"""

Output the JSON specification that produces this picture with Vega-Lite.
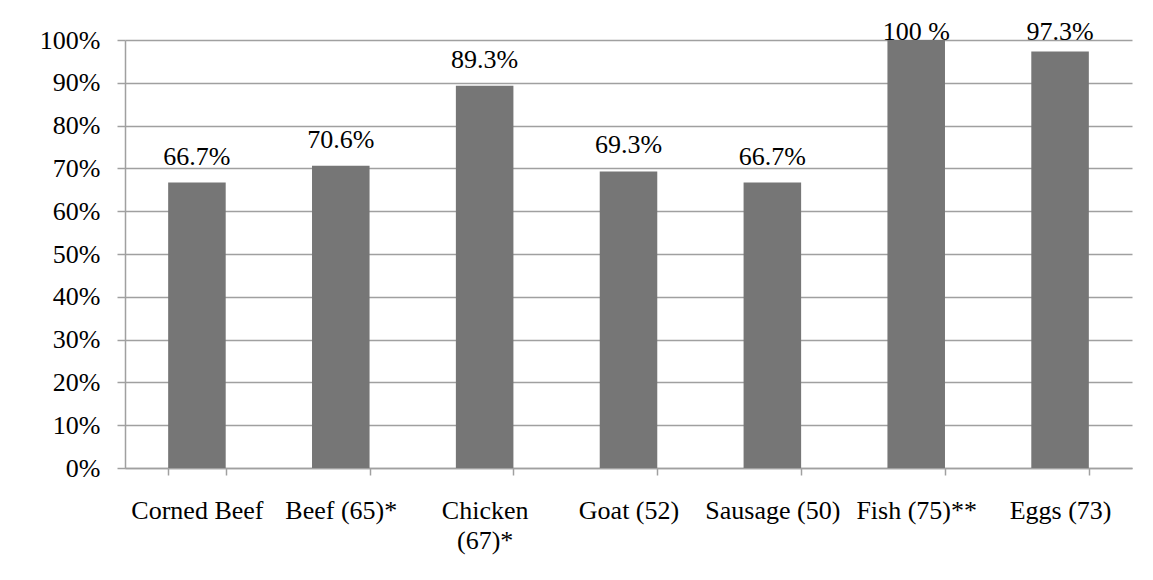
{
  "$schema": "https://vega.github.io/schema/vega-lite/v6.json",
  "width": 1007,
  "height": 428,
  "autosize": {"type": "none"},
  "padding": {"left": 125, "top": 40, "right": 21, "bottom": 112},
  "background": "white",
  "config": {
    "view": {"stroke": null},
    "font": "Times New Roman, Liberation Serif, serif",
    "axis": {
      "labelFont": "Times New Roman, Liberation Serif, serif",
      "labelFontSize": 26,
      "labelColor": "black",
      "domainColor": "#a0a0a0",
      "domainWidth": 1.5,
      "tickColor": "#a0a0a0",
      "tickWidth": 1.5,
      "gridColor": "#a0a0a0",
      "gridWidth": 1.5,
      "title": null
    }
  },
  "data": {
    "values": [
      {"food": "Corned Beef", "value": 66.7, "label": "66.7%"},
      {"food": "Beef (65)*", "value": 70.6, "label": "70.6%"},
      {"food": "Chicken (67)*", "value": 89.3, "label": "89.3%"},
      {"food": "Goat (52)", "value": 69.3, "label": "69.3%"},
      {"food": "Sausage (50)", "value": 66.7, "label": "66.7%"},
      {"food": "Fish (75)**", "value": 100, "label": "100 %"},
      {"food": "Eggs (73)", "value": 97.3, "label": "97.3%"}
    ]
  },
  "encoding": {
    "x": {
      "field": "food",
      "type": "nominal",
      "sort": null,
      "scale": {"paddingInner": 0.6, "paddingOuter": 0.3},
      "axis": {
        "labelAngle": 0,
        "tickBand": "extent",
        "tickSize": 7,
        "labelPadding": 22,
        "labelBaseline": "top",
        "labelLineHeight": 30,
        "labelExpr": "datum.value == 'Chicken (67)*' ? ['Chicken', '(67)*'] : datum.label",
        "grid": false
      }
    }
  },
  "layer": [
    {
      "mark": {"type": "bar", "color": "#767676"},
      "encoding": {
        "y": {
          "field": "value",
          "type": "quantitative",
          "scale": {"domain": [0, 100], "nice": false},
          "axis": {
            "values": [0, 10, 20, 30, 40, 50, 60, 70, 80, 90, 100],
            "labelExpr": "datum.value + '%'",
            "tickSize": 8,
            "labelPadding": 17,
            "grid": true
          }
        }
      }
    },
    {
      "transform": [
        {"calculate": "min(datum.value, 95.8)", "as": "labelAnchor"}
      ],
      "mark": {
        "type": "text",
        "font": "Times New Roman, Liberation Serif, serif",
        "fontSize": 26,
        "color": "black",
        "baseline": "alphabetic",
        "dy": -18
      },
      "encoding": {
        "y": {"field": "labelAnchor", "type": "quantitative"},
        "text": {"field": "label", "type": "nominal"}
      }
    }
  ]
}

"""

GIVEN PROBLEM —
The listing above needs to be output again exactly. Don't include the pictures.

WRITTEN SOLUTION —
Output the JSON specification that produces this picture with Vega-Lite.
{
  "$schema": "https://vega.github.io/schema/vega-lite/v6.json",
  "width": 1007,
  "height": 428,
  "autosize": {"type": "none"},
  "padding": {"left": 125, "top": 40, "right": 21, "bottom": 112},
  "background": "white",
  "config": {
    "view": {"stroke": null},
    "font": "Times New Roman, Liberation Serif, serif",
    "axis": {
      "labelFont": "Times New Roman, Liberation Serif, serif",
      "labelFontSize": 26,
      "labelColor": "black",
      "domainColor": "#a0a0a0",
      "domainWidth": 1.5,
      "tickColor": "#a0a0a0",
      "tickWidth": 1.5,
      "gridColor": "#a0a0a0",
      "gridWidth": 1.5,
      "title": null
    }
  },
  "data": {
    "values": [
      {"food": "Corned Beef", "value": 66.7, "label": "66.7%"},
      {"food": "Beef (65)*", "value": 70.6, "label": "70.6%"},
      {"food": "Chicken (67)*", "value": 89.3, "label": "89.3%"},
      {"food": "Goat (52)", "value": 69.3, "label": "69.3%"},
      {"food": "Sausage (50)", "value": 66.7, "label": "66.7%"},
      {"food": "Fish (75)**", "value": 100, "label": "100 %"},
      {"food": "Eggs (73)", "value": 97.3, "label": "97.3%"}
    ]
  },
  "encoding": {
    "x": {
      "field": "food",
      "type": "nominal",
      "sort": null,
      "scale": {"paddingInner": 0.6, "paddingOuter": 0.3},
      "axis": {
        "labelAngle": 0,
        "tickBand": "extent",
        "tickSize": 7,
        "labelPadding": 22,
        "labelBaseline": "top",
        "labelLineHeight": 30,
        "labelExpr": "datum.value == 'Chicken (67)*' ? ['Chicken', '(67)*'] : datum.label",
        "grid": false
      }
    }
  },
  "layer": [
    {
      "mark": {"type": "bar", "color": "#767676"},
      "encoding": {
        "y": {
          "field": "value",
          "type": "quantitative",
          "scale": {"domain": [0, 100], "nice": false},
          "axis": {
            "values": [0, 10, 20, 30, 40, 50, 60, 70, 80, 90, 100],
            "labelExpr": "datum.value + '%'",
            "tickSize": 8,
            "labelPadding": 17,
            "grid": true
          }
        }
      }
    },
    {
      "transform": [
        {"calculate": "min(datum.value, 95.8)", "as": "labelAnchor"}
      ],
      "mark": {
        "type": "text",
        "font": "Times New Roman, Liberation Serif, serif",
        "fontSize": 26,
        "color": "black",
        "baseline": "alphabetic",
        "dy": -18
      },
      "encoding": {
        "y": {"field": "labelAnchor", "type": "quantitative"},
        "text": {"field": "label", "type": "nominal"}
      }
    }
  ]
}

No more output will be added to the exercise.